New maps offer the most detailed look yet at the geologic forces controlling the locations, types, and magnitudes of earthquakes in Texas and Oklahoma.
These new “stress maps,” published in the journals Geophysical Research Letters and Bulletin of the Seismological Society of America, provide insight into the nature of the faults associated with recent temblors, many of which the injection of wastewater deep underground appears to have triggered.
“These maps help explain why injection-induced earthquakes have occurred in some areas, and provide a basis for making quantitative predictions about the potential for seismic activity resulting from fluid injection,” says coauthor Mark Zoback, professor of geophysics in Stanford University’s School of Earth, Energy & Environmental Sciences.
To create these stress maps, Zoback and his graduate students Jens-Erik Lund Snee and Richard Alt interpreted data from different parts of Texas and Oklahoma donated by oil and gas companies. “Companies routinely collect data that can be used for assessing the state of stress in the Earth as part of their normal oil and gas operations,” Lund Snee says.
When combined with information about the faults present in a given area, the scientists could assess which faults are likely to be problematic and why. In the areas where induced earthquakes have occurred in Texas and Oklahoma, the scientists show that a relatively small increase of pore pressure—the pressure of fluids within the fractures and cavities of rocks—would have been sufficient to trigger slip.
In a related paper published recently in the journal Geology, graduate student F. Rall Walsh and Zoback present a methodology for assessing which faults are susceptible for earthquake triggering and which are not.
The scientists also found that many of the recent earthquakes in Texas that have been suspected as being triggered by wastewater injection occurred on faults that—according to the new map—have orientations that are nearly ideal for producing earthquakes.

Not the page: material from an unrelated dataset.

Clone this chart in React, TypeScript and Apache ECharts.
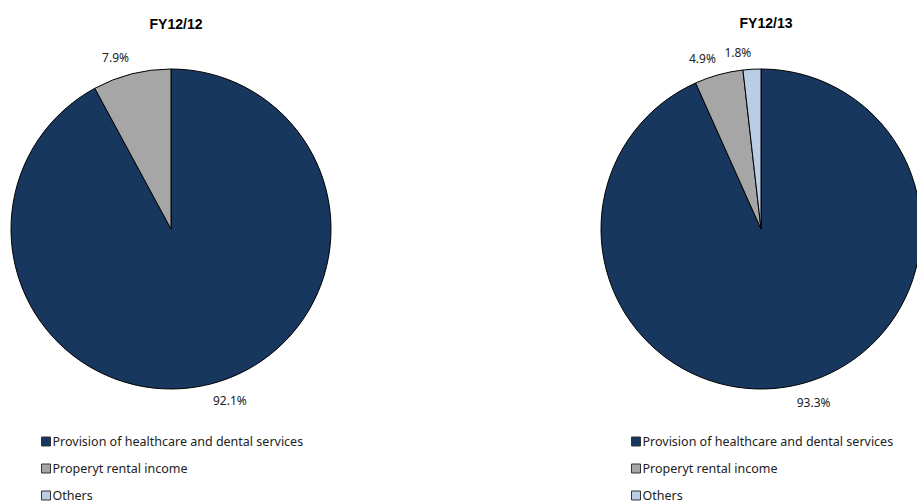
import React, { useEffect, useRef } from "react";
import * as echarts from "echarts";

const categories = [
  "Provision of healthcare and dental services",
  "Properyt rental income",
  "Others",
];
const colors = ["#17375E", "#A6A6A6", "#B9CDE5"];
const titles = ["FY12/12", "FY12/13"];
const fy1212 = [92.1, 7.9, 0];
const fy1213 = [93.3, 4.9, 1.8];

const CY = 229;
const R = 160;
const centersX = [171, 761];

export default function App() {
  const ref = useRef<HTMLDivElement>(null);
  useEffect(() => {
    const chart = echarts.init(ref.current!, undefined, { renderer: "svg" });
    const allVals = [fy1212, fy1213];
    const mkData = (vals: number[]) =>
      vals
        .map((v, i) => ({ name: categories[i], value: v, itemStyle: { color: colors[i] } }))
        .filter((d) => d.value > 0);
    const labelPos = (seriesIndex: number, dataIndex: number, w: number, h: number) => {
      const vals = allVals[seriesIndex].filter((v) => v > 0);
      const total = vals.reduce((a, b) => a + b, 0);
      let start = 0;
      for (let i = 0; i < dataIndex; i++) start += vals[i];
      const mid = ((start + vals[dataIndex] / 2) / total) * Math.PI * 2;
      const d = R + 11;
      const s = Math.sin(mid);
      const c = Math.cos(mid);
      const px = centersX[seriesIndex] + d * s;
      const py = CY - d * c;
      return {
        x: px + Math.sign(s) * w / 2,
        y: py - Math.sign(c) * h / 2,
      };
    };
    const mkSeries = (vals: number[], si: number) => ({
      type: "pie",
      center: [centersX[si], CY],
      radius: R,
      startAngle: 90,
      clockwise: true,
      data: mkData(vals),
      itemStyle: { borderColor: "#000", borderWidth: 1 },
      label: {
        show: true,
        position: "outside",
        formatter: (p: any) => p.value.toFixed(1) + "%",
        fontFamily: "Noto Sans",
        fontSize: 12,
        color: "#222",
      },
      labelLine: { show: false, length: 10, length2: 0 },
      labelLayout: (params: any) => {
        const w = params.labelRect.width;
        const h = params.labelRect.height;
        const p = labelPos(params.seriesIndex, params.dataIndex, w, h);
        return { x: p.x, y: p.y, align: "center", verticalAlign: "middle" };
      },
      emphasis: { disabled: true },
    });
    const legendBase = {
      orient: "vertical",
      icon: "rect",
      itemWidth: 9,
      itemHeight: 9,
      itemGap: 14,
      height: 120,
      selectedMode: false,
      textStyle: {
        fontFamily: "Noto Sans",
        fontSize: 12.5,
        color: "#222",
        padding: [0, 0, 0, -3],
      },
      itemStyle: { borderColor: "#333", borderWidth: 1 },
      data: categories,
    };
    const titleStyle = {
      fontFamily: "Liberation Sans",
      fontSize: 14,
      fontWeight: "bold",
      color: "#000",
    };
    chart.setOption({
      animation: false,
      title: [
        { text: titles[0], left: centersX[0], textAlign: "center", top: 12, textStyle: titleStyle },
        { text: titles[1], left: centersX[1], textAlign: "center", top: 11, textStyle: titleStyle },
      ],
      legend: [
        { ...legendBase, left: 36, top: 430 },
        { ...legendBase, left: 626, top: 430 },
      ],
      series: [mkSeries(fy1212, 0), mkSeries(fy1213, 1)],
    });
    return () => chart.dispose();
  }, []);
  return (
    <div
      ref={ref}
      style={{ position: "fixed", left: 0, top: 0, width: 917, height: 504, background: "#fff" }}
    />
  );
}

Doing this kind of study in advance of planned injection activities, then, could be very helpful.
“By identifying which faults are potentially active in advance, companies and regulators can avoid problematic faults during fluid injection and prevent the induced earthquakes from happening before they do,” Zoback says.
Mark Zoback is also a senior fellow at Stanford’s Precourt Institute for Energy, an affiliate of the Stanford Woods Institute for the Environment, and the director of the Stanford Natural Gas Initiative.
Funding came from the Stanford Center for Induced and Triggered Seismicity.